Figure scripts
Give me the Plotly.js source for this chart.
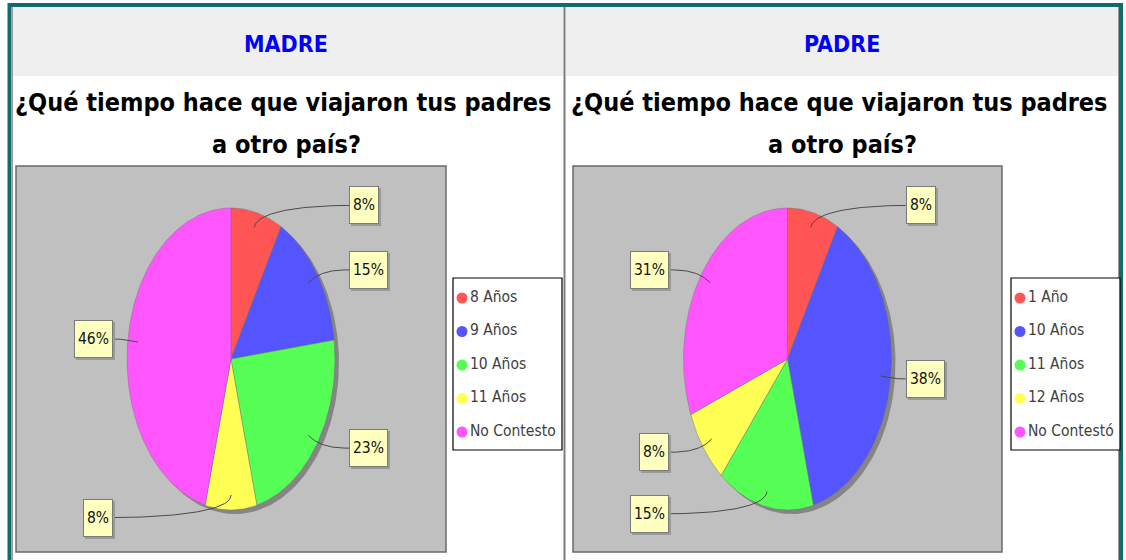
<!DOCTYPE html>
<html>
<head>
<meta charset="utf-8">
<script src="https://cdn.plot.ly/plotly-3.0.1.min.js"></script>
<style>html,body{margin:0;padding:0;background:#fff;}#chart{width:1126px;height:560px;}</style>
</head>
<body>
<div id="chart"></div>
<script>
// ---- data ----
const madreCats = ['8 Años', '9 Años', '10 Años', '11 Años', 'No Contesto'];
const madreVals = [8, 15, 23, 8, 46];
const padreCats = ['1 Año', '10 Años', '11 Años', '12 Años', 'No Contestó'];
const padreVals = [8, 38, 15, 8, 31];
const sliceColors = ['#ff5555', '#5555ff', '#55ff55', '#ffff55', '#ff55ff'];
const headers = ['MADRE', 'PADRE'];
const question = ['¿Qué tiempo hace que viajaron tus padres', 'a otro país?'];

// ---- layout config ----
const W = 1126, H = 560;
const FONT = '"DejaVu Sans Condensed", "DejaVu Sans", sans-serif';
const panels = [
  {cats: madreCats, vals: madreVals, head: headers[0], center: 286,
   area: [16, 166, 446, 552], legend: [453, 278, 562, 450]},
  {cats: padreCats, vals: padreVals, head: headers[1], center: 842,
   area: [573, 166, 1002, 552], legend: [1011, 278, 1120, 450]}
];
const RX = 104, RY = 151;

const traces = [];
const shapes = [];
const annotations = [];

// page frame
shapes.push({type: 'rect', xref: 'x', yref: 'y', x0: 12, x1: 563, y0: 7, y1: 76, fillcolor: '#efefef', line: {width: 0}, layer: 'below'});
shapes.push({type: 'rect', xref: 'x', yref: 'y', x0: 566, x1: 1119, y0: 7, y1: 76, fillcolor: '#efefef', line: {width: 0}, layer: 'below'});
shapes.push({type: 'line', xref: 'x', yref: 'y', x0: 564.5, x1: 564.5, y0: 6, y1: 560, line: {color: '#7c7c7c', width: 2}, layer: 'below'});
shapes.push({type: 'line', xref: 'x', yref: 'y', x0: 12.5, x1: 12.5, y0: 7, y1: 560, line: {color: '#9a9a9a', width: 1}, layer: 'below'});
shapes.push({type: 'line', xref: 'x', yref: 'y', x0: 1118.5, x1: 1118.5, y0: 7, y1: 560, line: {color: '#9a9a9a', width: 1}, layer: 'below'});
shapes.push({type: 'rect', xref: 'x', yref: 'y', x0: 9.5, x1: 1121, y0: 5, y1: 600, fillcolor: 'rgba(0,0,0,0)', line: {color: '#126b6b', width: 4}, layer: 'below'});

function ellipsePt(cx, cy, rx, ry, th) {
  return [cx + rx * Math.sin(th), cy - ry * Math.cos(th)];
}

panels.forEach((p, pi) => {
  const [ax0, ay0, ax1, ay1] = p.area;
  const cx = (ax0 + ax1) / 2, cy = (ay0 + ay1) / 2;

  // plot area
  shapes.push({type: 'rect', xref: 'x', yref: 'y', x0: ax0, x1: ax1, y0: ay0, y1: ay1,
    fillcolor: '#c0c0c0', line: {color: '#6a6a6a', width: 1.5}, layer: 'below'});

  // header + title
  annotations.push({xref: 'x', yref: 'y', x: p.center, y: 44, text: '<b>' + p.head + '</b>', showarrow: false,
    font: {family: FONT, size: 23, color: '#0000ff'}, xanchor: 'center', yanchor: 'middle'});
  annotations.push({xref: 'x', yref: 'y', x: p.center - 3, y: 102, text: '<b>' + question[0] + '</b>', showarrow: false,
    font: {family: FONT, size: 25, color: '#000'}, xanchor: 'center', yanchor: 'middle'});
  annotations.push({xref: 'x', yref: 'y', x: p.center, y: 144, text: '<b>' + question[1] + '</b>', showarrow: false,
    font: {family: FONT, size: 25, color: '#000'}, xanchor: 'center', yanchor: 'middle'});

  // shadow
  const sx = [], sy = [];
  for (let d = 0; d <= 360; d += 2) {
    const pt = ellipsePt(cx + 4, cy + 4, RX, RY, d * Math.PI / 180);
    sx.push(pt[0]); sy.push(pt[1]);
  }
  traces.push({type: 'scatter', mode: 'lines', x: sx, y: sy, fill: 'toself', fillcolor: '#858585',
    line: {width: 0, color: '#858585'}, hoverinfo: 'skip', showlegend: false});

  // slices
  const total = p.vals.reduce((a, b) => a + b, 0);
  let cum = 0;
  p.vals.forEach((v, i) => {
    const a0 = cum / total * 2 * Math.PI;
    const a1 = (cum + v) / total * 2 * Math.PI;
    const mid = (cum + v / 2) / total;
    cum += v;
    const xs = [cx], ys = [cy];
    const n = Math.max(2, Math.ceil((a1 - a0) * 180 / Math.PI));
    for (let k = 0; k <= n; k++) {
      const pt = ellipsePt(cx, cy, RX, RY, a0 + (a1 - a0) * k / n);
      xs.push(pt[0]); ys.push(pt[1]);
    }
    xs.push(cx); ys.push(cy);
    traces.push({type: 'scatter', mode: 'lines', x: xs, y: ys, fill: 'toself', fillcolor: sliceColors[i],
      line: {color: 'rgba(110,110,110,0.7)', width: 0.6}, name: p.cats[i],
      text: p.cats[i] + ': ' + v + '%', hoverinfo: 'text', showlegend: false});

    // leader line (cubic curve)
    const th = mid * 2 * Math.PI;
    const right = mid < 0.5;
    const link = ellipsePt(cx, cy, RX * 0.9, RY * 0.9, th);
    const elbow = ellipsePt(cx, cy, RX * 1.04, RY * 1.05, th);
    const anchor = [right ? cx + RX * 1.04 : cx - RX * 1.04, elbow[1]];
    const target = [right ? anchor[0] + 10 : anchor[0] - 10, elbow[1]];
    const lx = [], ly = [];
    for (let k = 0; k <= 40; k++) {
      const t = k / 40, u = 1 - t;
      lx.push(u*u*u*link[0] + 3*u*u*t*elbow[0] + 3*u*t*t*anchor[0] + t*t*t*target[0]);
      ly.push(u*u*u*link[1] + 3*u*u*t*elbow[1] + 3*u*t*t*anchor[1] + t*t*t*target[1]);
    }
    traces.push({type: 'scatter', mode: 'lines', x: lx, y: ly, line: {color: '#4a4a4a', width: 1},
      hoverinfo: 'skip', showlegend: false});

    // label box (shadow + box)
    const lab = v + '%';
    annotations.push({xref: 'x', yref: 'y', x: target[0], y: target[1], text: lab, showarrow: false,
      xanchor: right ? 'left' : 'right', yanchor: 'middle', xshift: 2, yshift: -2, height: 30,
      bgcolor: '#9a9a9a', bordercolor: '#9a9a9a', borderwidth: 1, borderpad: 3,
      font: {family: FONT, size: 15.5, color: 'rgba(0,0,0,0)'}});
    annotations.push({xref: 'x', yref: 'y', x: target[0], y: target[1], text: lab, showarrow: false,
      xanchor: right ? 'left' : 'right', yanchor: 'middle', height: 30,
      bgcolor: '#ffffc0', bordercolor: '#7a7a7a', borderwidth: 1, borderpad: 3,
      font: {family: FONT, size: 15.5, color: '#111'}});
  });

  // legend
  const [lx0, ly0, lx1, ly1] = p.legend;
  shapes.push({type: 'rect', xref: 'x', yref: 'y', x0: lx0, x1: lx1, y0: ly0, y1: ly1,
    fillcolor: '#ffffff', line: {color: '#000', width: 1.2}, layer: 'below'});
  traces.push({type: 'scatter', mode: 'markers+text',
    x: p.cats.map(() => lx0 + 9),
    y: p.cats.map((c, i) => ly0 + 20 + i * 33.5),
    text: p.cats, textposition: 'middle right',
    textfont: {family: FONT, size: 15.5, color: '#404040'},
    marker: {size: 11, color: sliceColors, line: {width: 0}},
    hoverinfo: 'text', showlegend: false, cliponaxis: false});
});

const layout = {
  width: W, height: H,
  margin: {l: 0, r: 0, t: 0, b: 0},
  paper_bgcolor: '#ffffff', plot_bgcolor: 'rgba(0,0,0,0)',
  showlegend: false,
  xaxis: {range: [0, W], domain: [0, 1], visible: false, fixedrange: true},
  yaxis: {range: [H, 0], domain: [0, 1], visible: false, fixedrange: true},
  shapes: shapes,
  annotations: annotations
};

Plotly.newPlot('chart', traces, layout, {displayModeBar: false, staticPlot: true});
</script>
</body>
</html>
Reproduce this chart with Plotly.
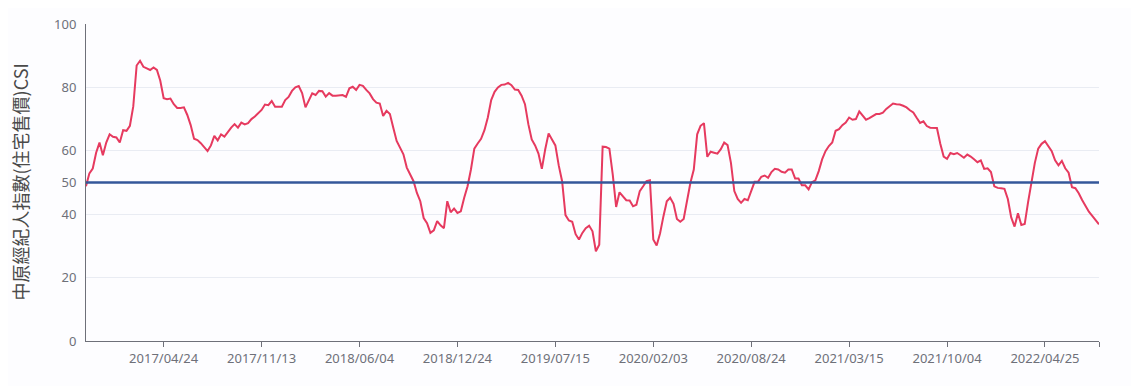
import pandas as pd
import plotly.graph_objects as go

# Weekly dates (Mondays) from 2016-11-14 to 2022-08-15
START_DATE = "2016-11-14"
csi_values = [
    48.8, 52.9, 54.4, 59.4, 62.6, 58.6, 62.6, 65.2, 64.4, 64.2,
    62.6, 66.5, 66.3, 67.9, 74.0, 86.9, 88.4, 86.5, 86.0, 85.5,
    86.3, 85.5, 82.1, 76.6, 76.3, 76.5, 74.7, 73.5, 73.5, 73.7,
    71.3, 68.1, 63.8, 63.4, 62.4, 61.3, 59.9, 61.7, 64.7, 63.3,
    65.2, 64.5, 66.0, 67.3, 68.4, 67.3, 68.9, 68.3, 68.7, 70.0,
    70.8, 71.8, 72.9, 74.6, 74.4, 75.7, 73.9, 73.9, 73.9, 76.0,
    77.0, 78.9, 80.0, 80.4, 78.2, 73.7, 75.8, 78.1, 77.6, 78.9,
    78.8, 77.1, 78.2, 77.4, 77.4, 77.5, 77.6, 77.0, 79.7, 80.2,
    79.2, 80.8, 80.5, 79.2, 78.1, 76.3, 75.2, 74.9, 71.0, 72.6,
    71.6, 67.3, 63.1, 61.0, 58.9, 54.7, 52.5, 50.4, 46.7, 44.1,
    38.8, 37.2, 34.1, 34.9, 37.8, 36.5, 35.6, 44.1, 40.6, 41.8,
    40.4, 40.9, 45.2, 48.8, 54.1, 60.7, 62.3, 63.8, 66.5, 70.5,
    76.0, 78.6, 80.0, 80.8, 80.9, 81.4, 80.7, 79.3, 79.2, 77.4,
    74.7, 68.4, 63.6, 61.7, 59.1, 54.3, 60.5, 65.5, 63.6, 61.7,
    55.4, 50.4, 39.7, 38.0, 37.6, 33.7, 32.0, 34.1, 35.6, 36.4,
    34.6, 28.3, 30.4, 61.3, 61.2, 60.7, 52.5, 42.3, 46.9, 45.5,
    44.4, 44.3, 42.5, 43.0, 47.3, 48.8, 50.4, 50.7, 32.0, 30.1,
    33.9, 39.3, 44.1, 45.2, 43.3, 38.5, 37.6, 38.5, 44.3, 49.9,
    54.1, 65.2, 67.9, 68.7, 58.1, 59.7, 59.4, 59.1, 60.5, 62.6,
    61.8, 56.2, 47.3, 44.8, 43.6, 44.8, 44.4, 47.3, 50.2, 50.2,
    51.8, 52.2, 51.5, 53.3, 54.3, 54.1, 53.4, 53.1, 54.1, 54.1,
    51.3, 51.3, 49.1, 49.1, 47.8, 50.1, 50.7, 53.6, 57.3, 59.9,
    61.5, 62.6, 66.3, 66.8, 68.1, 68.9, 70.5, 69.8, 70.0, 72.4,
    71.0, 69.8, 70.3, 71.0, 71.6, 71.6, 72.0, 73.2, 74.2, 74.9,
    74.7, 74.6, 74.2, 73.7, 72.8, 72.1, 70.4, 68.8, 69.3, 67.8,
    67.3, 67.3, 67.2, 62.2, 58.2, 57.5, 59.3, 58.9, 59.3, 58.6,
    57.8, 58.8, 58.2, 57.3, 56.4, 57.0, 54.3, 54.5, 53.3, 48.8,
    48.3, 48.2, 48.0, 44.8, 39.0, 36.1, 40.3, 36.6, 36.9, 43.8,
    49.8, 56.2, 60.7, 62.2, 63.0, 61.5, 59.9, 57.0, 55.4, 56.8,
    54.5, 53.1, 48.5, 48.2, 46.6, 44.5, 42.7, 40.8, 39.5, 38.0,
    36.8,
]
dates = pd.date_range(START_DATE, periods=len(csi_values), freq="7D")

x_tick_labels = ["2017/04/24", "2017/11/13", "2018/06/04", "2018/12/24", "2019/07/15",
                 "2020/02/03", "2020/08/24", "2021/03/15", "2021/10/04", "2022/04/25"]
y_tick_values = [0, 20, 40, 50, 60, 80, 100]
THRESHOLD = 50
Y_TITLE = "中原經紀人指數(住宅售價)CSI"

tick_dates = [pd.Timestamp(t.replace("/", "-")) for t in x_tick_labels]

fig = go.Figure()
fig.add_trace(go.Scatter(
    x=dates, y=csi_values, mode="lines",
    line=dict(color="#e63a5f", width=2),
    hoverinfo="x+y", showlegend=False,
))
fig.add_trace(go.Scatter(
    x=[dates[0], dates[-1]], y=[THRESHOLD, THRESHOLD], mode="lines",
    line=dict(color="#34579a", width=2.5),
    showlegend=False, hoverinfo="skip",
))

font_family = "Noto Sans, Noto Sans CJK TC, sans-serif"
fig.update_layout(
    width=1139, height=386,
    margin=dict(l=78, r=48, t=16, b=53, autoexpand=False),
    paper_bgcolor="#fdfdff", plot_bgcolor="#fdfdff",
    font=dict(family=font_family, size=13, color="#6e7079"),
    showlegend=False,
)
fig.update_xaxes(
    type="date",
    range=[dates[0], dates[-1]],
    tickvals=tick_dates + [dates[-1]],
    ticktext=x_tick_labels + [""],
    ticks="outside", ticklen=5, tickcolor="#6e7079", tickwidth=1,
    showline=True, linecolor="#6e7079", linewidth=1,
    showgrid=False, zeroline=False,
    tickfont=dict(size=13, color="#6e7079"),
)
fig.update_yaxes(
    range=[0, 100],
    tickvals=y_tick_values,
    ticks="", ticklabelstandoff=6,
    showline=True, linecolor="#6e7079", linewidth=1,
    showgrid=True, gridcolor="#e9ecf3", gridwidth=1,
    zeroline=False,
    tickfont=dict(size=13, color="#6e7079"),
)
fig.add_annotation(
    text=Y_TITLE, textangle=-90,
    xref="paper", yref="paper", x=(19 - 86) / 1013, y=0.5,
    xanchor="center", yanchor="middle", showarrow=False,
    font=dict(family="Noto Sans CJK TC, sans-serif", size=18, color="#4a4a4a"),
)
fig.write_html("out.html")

Written instruction>
What's needed is an exact copy of the records above from the line containing "Reproduce this chart with Plotly." down to the line containing "import plotly.graph_objects as go", both included, without any pictures.

Solution below>
Reproduce this chart with Plotly.
import pandas as pd
import plotly.graph_objects as go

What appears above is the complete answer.